こんにちは!国際局1年であり、スタディーツアーインド組・プロジェクト「サヴァディスタ!」所属の高田湧太郎です。
サヴァディスタでは食糧問題をテーマに据えて、インド東岸の街にありヒンドゥー教の聖地のひとつでもあるプリーにて、食にまつわる様々な活動などを見学してまいりました。
食糧問題と聞いたときに、皆さんはどんなイメージを頭に思い浮かべるでしょうか。
僕の頭のなかにステレオタイプな固定観念としてあったのは、アフリカ(特にサヘル地方)においてみられる飢餓の光景でした。
乾燥や伝染病の影響で農業もままならない。かといって貧困から食糧も輸入できない。あたりは、腹はふくれているのにあばらが生々しくも浮かんでいるような、そんな子供たちであふれている。そんな光景です。
しかし、プリーではそのような光景は見られません。
食糧が絶対的に不足しているということは決してなくて、街を歩けばそこらじゅうで食べ物が売られているし、レストランだって山のようにあります。
僕がプリーの郊外にあるスラム(貧民街)を訪れたとき、そこの住民の女性たちがとても太っていたということには、多いに驚かされました。
しかし一方で、プリーでは政府やNPO、そして寺院による食糧配給の支援もなされていました。
このことは、支援なしでは食事にあずかれない人々が存在するという事実の裏付けであるということができると思います。
では、プリーに存在する食糧問題とはなんだったのでしょうか。
それは―ここからは我々の推察も含まれますが―社会格差から生まれた食糧問題ではないのかと思います。
よく知られるように、インドという国はカースト制度の国であり、各々の社会的身分が厳格に定められた国であります。
貧富の差も著しく、きらびやかなアクセサリーを身につけて外車を乗り回す人もあれば、物乞いをして1日を凌ぐ人もありました。
前者の人々の存在によって、表面的には食にあふれているように見えるが、しかしそれゆえに、陰に存在する後者の人々の事実が顕在化しにくい。
そんな「見えない食糧問題」こそがインドの抱える食糧問題だったのではないかと、私たちは考えたのです。
この食糧問題に関する更なる考察についてはまたの機会に譲るとして、今回はプロジェクトの総括として、この一連の流れのなかで僕が感じたことについて述べたいと思います。
それは複眼的な思考というものの重要さです。
人はどうしてもステレオタイプな常識にとらわれてしまいがちです。
そしてそれらは得てして情緒的で、実際との間に齟齬が存在することがままあります。
そしてこの常識に囚われているがゆえに、時に人は見当違いな方向に進んでしまうものです。
だからこそ、私たちはつねに、いま持っているものと別な視点から、私たちの常識を批判・検証しつづける必要があると思うのです。

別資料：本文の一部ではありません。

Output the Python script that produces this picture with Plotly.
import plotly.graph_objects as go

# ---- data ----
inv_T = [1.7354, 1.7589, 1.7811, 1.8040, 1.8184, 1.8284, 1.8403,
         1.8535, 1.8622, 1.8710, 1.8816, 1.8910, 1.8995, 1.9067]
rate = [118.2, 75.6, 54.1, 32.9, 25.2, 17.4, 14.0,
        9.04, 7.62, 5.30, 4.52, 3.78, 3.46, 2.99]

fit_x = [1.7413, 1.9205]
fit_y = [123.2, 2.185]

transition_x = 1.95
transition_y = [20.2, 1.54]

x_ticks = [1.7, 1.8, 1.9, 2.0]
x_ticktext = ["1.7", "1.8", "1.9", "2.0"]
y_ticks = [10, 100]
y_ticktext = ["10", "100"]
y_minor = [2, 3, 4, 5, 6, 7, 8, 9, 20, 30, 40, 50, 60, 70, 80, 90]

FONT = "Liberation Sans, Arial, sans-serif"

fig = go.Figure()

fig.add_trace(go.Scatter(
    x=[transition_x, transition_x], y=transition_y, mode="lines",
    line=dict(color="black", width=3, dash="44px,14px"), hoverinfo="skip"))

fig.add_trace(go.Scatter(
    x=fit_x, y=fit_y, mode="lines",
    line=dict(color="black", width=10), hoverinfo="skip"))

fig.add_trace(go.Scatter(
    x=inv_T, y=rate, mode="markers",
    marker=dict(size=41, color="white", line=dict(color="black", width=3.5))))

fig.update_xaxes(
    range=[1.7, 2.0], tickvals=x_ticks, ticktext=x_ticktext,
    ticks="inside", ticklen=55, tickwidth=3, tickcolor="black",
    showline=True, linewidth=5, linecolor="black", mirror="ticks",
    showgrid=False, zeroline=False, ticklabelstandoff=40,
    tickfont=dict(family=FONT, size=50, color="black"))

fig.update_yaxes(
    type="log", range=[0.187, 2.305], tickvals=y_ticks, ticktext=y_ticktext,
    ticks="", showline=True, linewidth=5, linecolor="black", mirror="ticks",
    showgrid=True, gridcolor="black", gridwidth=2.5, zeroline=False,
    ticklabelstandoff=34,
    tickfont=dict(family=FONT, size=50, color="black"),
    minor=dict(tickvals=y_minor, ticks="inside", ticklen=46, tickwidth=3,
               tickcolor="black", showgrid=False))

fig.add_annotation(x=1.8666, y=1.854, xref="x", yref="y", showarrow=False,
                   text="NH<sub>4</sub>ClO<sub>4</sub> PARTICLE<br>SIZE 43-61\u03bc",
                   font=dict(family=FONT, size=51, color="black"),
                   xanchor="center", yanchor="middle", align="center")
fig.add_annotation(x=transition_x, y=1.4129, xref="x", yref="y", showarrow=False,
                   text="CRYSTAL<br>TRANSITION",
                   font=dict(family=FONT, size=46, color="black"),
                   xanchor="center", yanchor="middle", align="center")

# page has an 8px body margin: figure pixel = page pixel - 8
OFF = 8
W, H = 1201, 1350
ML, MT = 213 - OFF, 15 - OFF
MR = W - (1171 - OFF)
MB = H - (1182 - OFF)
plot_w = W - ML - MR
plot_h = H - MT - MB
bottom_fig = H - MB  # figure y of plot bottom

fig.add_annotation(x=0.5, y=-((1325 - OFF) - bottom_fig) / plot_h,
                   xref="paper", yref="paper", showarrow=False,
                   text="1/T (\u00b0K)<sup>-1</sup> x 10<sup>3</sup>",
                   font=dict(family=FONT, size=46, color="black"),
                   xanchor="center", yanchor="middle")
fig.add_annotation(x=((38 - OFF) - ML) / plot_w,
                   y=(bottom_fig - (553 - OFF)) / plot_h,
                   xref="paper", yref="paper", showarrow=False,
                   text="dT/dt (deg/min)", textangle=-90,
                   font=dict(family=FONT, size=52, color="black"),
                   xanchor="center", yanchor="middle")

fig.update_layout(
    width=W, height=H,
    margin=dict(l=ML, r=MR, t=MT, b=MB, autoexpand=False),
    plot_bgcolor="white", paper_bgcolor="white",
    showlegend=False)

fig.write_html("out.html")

これは私たちが常に持ち続けるべき精神でありますが、しかし一人では限界もあります。
だからこそ、常に外部からの視点をぶつけてくれる、そんな他者との対話が重要になってくるわけです。
今回の件でいえば、少なくとも僕は食糧問題というテーマについてひとつの常識に囚われていました。
しかしながら、会議のなかで先輩からこれまでと違う視点を提案されたことにより、今まで見えてこなかったものが見えるようになりました。
このように、対話によって知の外部参照ができるような環境は、知的活動をする人間には欠かせないものです。
そしてそんな対話の場として学生団体をとらえたとき、学生にとってそこで活動することはとても意義深いことに思います。
こうして、学生団体の持ちうるグループジーニアスというものの可能性を再確認させられた旅でした。